Strike Bonus
February 24th, 2004You never know how much you really need something until it’s taken away, when you would give anything to have it back. This is the idea behind striking; if enough employees of the same industry just stop working for long enough society is disrupted enough that their demands are met. It doesn’t always work, but it can be very effective.
Today is Day One of the two day strike by the AUT, and tomorrow is the one-day strike by the NUS. The AUT is the union the lecturers belong to, and is campaigning for equal pay. The NUS is the student union and is a little miffed about fees. Unfortunately, neither strike will have any effect on anybody at all. I will use myself as an example here, simply because it will require minimal research on my part. As a member of the NUS, I am pressurised to skip university tomorrow. There are several small problems with this plan:
1. All students (in theory) have Wednesday afternoons off anyway.
2. I have the whole day off thanks to cunning module selection.
3. Most students routinely skip lectures anyway.
4. If the AUT is on strike there won’t be any lectures to skip.

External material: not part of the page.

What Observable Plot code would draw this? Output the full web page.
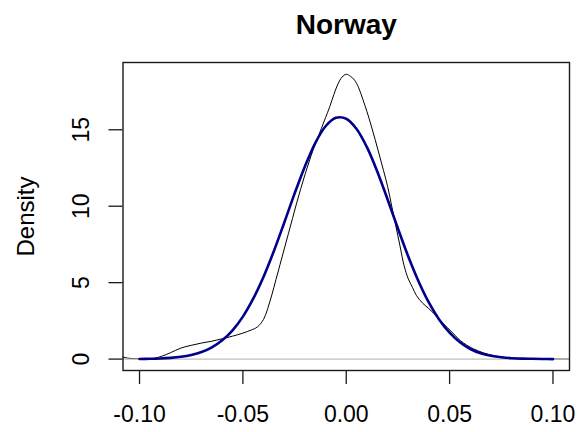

5. Students have no power.
Students do not provide a useful service to society until they graduate and get real jobs, at which point nobody will notice that they all took a day off a few years ago. Therefore, striking will not effect anyone. In our department, the students who strike will still have to do the work, they’ll just do it later. That won’t inconvenience anybody except the students.
Similar problems affect the AUT’s proposed strike:
1. There are (in theory) no lectures on Wednesday afternoons anyway.
2. Most students routinely skip lectures anyway.
3. If the NUS is on strike there won’t be any students to lecture in any case.
4. You will only inconvenience students, and students have no power.
In my specific case I have only three lectures on a Tuesday. Two of them are given by the highest paid lecturer in the department, so the chances they would be cancelled in favour of an equal pay campaign were never very high. The last one is Physics in Review, which is a waste of time anyway and only generally has three students turn up. And they were glad it was cancelled.